Your instructions:
Please, without the pictures, retype exactly the lines from the start of the material through the line that holds "(doc2l) at (354,163);".

======== Material to process

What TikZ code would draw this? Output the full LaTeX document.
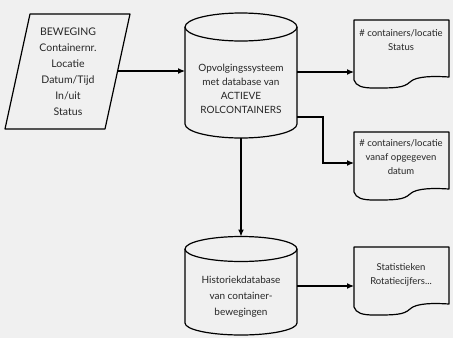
\documentclass[tikz,border=0pt]{standalone}
\usepackage{fontspec}
\setmainfont{Lato}
\usetikzlibrary{arrows.meta}
\begin{document}
\begin{tikzpicture}[x=1pt,y=-1pt,
  shp/.style={line width=1.2pt, line join=round},
  conn/.style={line width=1.2pt, -{Latex[length=7pt,width=6pt]}},
  lbl/.style={font=\fontsize{9.5}{14}\selectfont, align=center, inner sep=0pt, text=black!85},
  docpic/.pic={
    \draw[shp] (0,0) -- (95,0) -- (95,57)
      .. controls (80,56) and (62,56) .. (56,62)
      .. controls (50,68) and (40,68) .. (20,68)
      .. controls (8,68) and (2,66) .. (0,60) -- cycle;
  }
]
\fill[black!6] (0,0) rectangle (453,338);
\useasboundingbox (0,0) rectangle (453,338);

% input parallelogram
\draw[shp] (30,14) -- (130,14) -- (105,129) -- (5,129) -- cycle;
\node[lbl, font=\fontsize{10.5}{16}\selectfont] (inp) at (68,72)
  {BEWEGING\\Containernr.\\Locatie\\Datum/Tijd\\In/uit\\Status};
\coordinate (inpr) at (117.6,71);

% cylinder 1
\draw[shp] (185,27) -- (185,124) arc[start angle=180, end angle=0, x radius=56, y radius=14] -- (297,27);
\draw[shp] (241,27) ellipse[x radius=56, y radius=14];
\node[lbl, font=\fontsize{10}{14}\selectfont] (db1) at (241,89)
  {Opvolgingssysteem\\met database van\\ACTIEVE\\ROLCONTAINERS};
\coordinate (db1l) at (185,71);
\coordinate (db1r1) at (297,72);
\coordinate (db1r2) at (297,117);
\coordinate (db1b) at (241,138);
\coordinate (bend) at (323,117);

% cylinder 2
\draw[shp] (185,249) -- (185,323) arc[start angle=180, end angle=0, x radius=56, y radius=12] -- (297,249);
\draw[shp] (241,249) ellipse[x radius=56, y radius=12.5];
\node[lbl, font=\fontsize{10}{16}\selectfont] (db2) at (241,297)
  {Historiekdatabase\\van container-\\bewegingen};
\coordinate (db2t) at (241,236.5);
\coordinate (db2r) at (297,286);

% documents
\pic at (354,20) {docpic};
\node[lbl] (doc1) at (401,40) {\# containers/locatie\\Status};
\coordinate (doc1l) at (354,72);

\pic at (354,132) {docpic};
\node[lbl] (doc2) at (401,157) {\# containers/locatie\\vanaf opgegeven\\datum};
\coordinate (doc2l) at (354,163);

\pic at (354,247) {docpic};
\node[lbl] (doc3) at (401,275) {Statistieken\\Rotatiecijfers...};
\coordinate (doc3l) at (354,286);

% connectors
\draw[conn] (inpr) -- (db1l);
\draw[conn] (db1r1) -- (doc1l);
\draw[conn] (db1r2) -- (bend) |- (doc2l);
\draw[conn] (db1b) -- (db2t);
\draw[conn] (db2r) -- (doc3l);
\end{tikzpicture}
\end{document}
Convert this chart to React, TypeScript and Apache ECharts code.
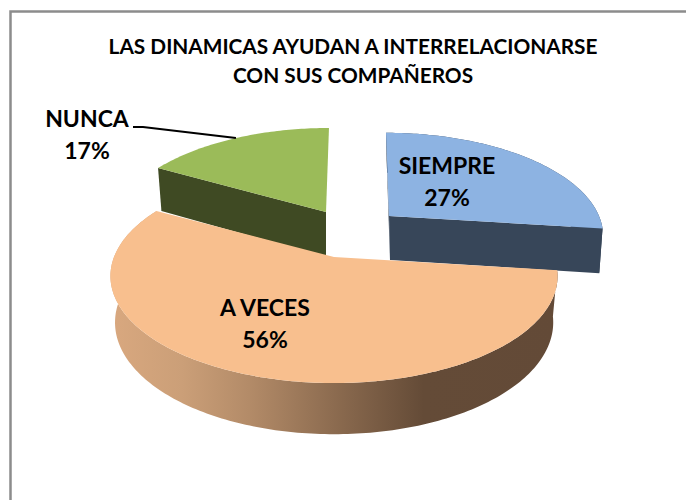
import React, { useEffect, useRef } from "react";
import * as echarts from "echarts";

const TITLE = "LAS DINAMICAS AYUDAN A INTERRELACIONARSE\nCON SUS COMPAÑEROS";
const CATEGORIES = ["SIEMPRE", "A VECES", "NUNCA"];
const VALUES = [27, 56, 17];

const FONT = "Lato, Carlito, Calibri, 'Open Sans', sans-serif";
const TILT = 0.178; // perspective strength
const WALL_SHRINK = 0.98;

type Look = {
  ax: number; ay: number; rx: number; ry: number; shear: number; wall: number; vanishX: number;
  top: string; side: any; startFace: boolean; endFace: boolean; outer: boolean; layer: number;
  labelX: number; labelY: number;
};

const orangeWall = {
  type: "linear", x: 110, y: 0, x2: 558, y2: 0, global: true,
  colorStops: [
    { offset: 0, color: "#D9A87F" },
    { offset: 0.16, color: "#CB9F78" },
    { offset: 0.31, color: "#B38B68" },
    { offset: 0.52, color: "#88684D" },
    { offset: 0.7, color: "#644B37" },
    { offset: 1, color: "#634A37" },
  ],
};

const LOOKS: Look[] = [
  { ax: 389, ay: 216, rx: 210, ry: 98, shear: -3.5, wall: 44, vanishX: 439, top: "#8DB3E2", side: "#374659", startFace: true, endFace: true, outer: true, layer: 1, labelX: 447, labelY: 181 },
  { ax: 334, ay: 257, rx: 220, ry: 103.6, shear: 0, wall: 45.5, vanishX: 340, top: "#F8BF8E", side: orangeWall, startFace: false, endFace: false, outer: true, layer: 3, labelX: 265, labelY: 323 },
  { ax: 326, ay: 212, rx: 210, ry: 99, shear: 3.5, wall: 45, vanishX: 326, top: "#9BBB59", side: "#3F4A23", startFace: true, endFace: false, outer: false, layer: 1, labelX: 87, labelY: 134 },
];

const total = VALUES.reduce((a, b) => a + b, 0);
const starts: number[] = [];
VALUES.reduce((acc, v, i) => {
  starts[i] = acc;
  return acc + (v / total) * Math.PI * 2;
}, 0);

function project(l: Look, theta: number, r = 1, lower = false): number[] {
  const u = Math.sin(theta) * r;
  const v = Math.cos(theta) * r;
  const s = 1 / (1 + TILT * v);
  let x = l.ax + l.rx * u * s + l.shear * v * s;
  let y = l.ay - l.ry * v * s;
  if (lower) {
    x = l.vanishX + (x - l.vanishX) * WALL_SHRINK;
    y += l.wall * Math.pow(s, 0.6);
  }
  return [x, y];
}

function arc(l: Look, a0: number, a1: number, lower = false): number[][] {
  const n = Math.max(2, Math.ceil(Math.abs(a1 - a0) / (Math.PI / 180)));
  const out: number[][] = [];
  for (let i = 0; i <= n; i++) out.push(project(l, a0 + ((a1 - a0) * i) / n, 1, lower));
  return out;
}

function renderSlice(params: any, api: any) {
  const i = params.dataIndex;
  const l = LOOKS[i];
  const value = api.value(0);
  const a0 = starts[i];
  const a1 = a0 + (value / total) * Math.PI * 2;
  const apexTop = project(l, 0, 0);
  const apexLow = project(l, 0, 0, true);
  const poly = (points: number[][], fill: any, z2: number) => ({
    type: "polygon",
    z2,
    shape: { points },
    style: { fill },
  });
  const children: any[] = [];
  if (l.outer) {
    children.push(poly([...arc(l, a0, a1), ...arc(l, a1, a0, true)], l.side, l.layer));
  }
  if (l.startFace) {
    children.push(poly([project(l, a0), apexTop, apexLow, project(l, a0, 1, true)], l.side, l.layer));
  }
  if (l.endFace) {
    children.push(poly([project(l, a1), apexTop, apexLow, project(l, a1, 1, true)], l.side, l.layer));
  }
  children.push(poly([apexTop, ...arc(l, a0, a1)], l.top, l.layer + 1));
  children.push({
    type: "text",
    z2: 10,
    x: l.labelX,
    y: l.labelY,
    style: {
      text: `${CATEGORIES[i]}\n${value}%`,
      fill: "#000",
      font: `bold 23px ${FONT}`,
      lineHeight: 32,
      align: "center",
      verticalAlign: "middle",
    },
  });
  if (i === 2) {
    const mid = project(l, (a0 + a1) / 2);
    children.push({
      type: "polyline",
      z2: 9,
      shape: { points: [[133, 127], [143, 127], mid] },
      style: { stroke: "#000", lineWidth: 2, fill: "none" },
    });
  }
  return { type: "group", children };
}

export default function App() {
  const ref = useRef<HTMLDivElement>(null);
  useEffect(() => {
    const chart = echarts.init(ref.current!, undefined, { renderer: "svg" });
    chart.setOption({
      animation: false,
      backgroundColor: "#fff",
      title: {
        text: TITLE,
        left: 348,
        top: 26,
        textAlign: "center",
        textStyle: { fontFamily: FONT, fontWeight: "bold", fontSize: 20.8, lineHeight: 29, color: "#000" },
      },
      graphic: [
        {
          type: "rect",
          z: -1,
          shape: { x: 10.5, y: 11.5, width: 700, height: 520 },
          style: { fill: "#fff", stroke: "#8C8C8C", lineWidth: 2.5 },
        },
      ],
      series: [
        {
          type: "custom",
          coordinateSystem: "none",
          renderItem: renderSlice,
          data: VALUES.map((v, i) => ({ name: CATEGORIES[i], value: [v] })),
        },
      ],
    });
    return () => chart.dispose();
  }, []);
  return <div ref={ref} style={{ position: "absolute", left: 0, top: 0, width: 686, height: 500 }} />;
}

================

The solution:
What TikZ code would draw this? Output the full LaTeX document.
\documentclass[tikz,border=0pt]{standalone}
\usepackage{fontspec}
\setmainfont{Lato}
\usetikzlibrary{arrows.meta}
\begin{document}
\begin{tikzpicture}[x=1pt,y=-1pt,
  shp/.style={line width=1.2pt, line join=round},
  conn/.style={line width=1.2pt, -{Latex[length=7pt,width=6pt]}},
  lbl/.style={font=\fontsize{9.5}{14}\selectfont, align=center, inner sep=0pt, text=black!85},
  docpic/.pic={
    \draw[shp] (0,0) -- (95,0) -- (95,57)
      .. controls (80,56) and (62,56) .. (56,62)
      .. controls (50,68) and (40,68) .. (20,68)
      .. controls (8,68) and (2,66) .. (0,60) -- cycle;
  }
]
\fill[black!6] (0,0) rectangle (453,338);
\useasboundingbox (0,0) rectangle (453,338);

% input parallelogram
\draw[shp] (30,14) -- (130,14) -- (105,129) -- (5,129) -- cycle;
\node[lbl, font=\fontsize{10.5}{16}\selectfont] (inp) at (68,72)
  {BEWEGING\\Containernr.\\Locatie\\Datum/Tijd\\In/uit\\Status};
\coordinate (inpr) at (117.6,71);

% cylinder 1
\draw[shp] (185,27) -- (185,124) arc[start angle=180, end angle=0, x radius=56, y radius=14] -- (297,27);
\draw[shp] (241,27) ellipse[x radius=56, y radius=14];
\node[lbl, font=\fontsize{10}{14}\selectfont] (db1) at (241,89)
  {Opvolgingssysteem\\met database van\\ACTIEVE\\ROLCONTAINERS};
\coordinate (db1l) at (185,71);
\coordinate (db1r1) at (297,72);
\coordinate (db1r2) at (297,117);
\coordinate (db1b) at (241,138);
\coordinate (bend) at (323,117);

% cylinder 2
\draw[shp] (185,249) -- (185,323) arc[start angle=180, end angle=0, x radius=56, y radius=12] -- (297,249);
\draw[shp] (241,249) ellipse[x radius=56, y radius=12.5];
\node[lbl, font=\fontsize{10}{16}\selectfont] (db2) at (241,297)
  {Historiekdatabase\\van container-\\bewegingen};
\coordinate (db2t) at (241,236.5);
\coordinate (db2r) at (297,286);

% documents
\pic at (354,20) {docpic};
\node[lbl] (doc1) at (401,40) {\# containers/locatie\\Status};
\coordinate (doc1l) at (354,72);

\pic at (354,132) {docpic};
\node[lbl] (doc2) at (401,157) {\# containers/locatie\\vanaf opgegeven\\datum};
\coordinate (doc2l) at (354,163);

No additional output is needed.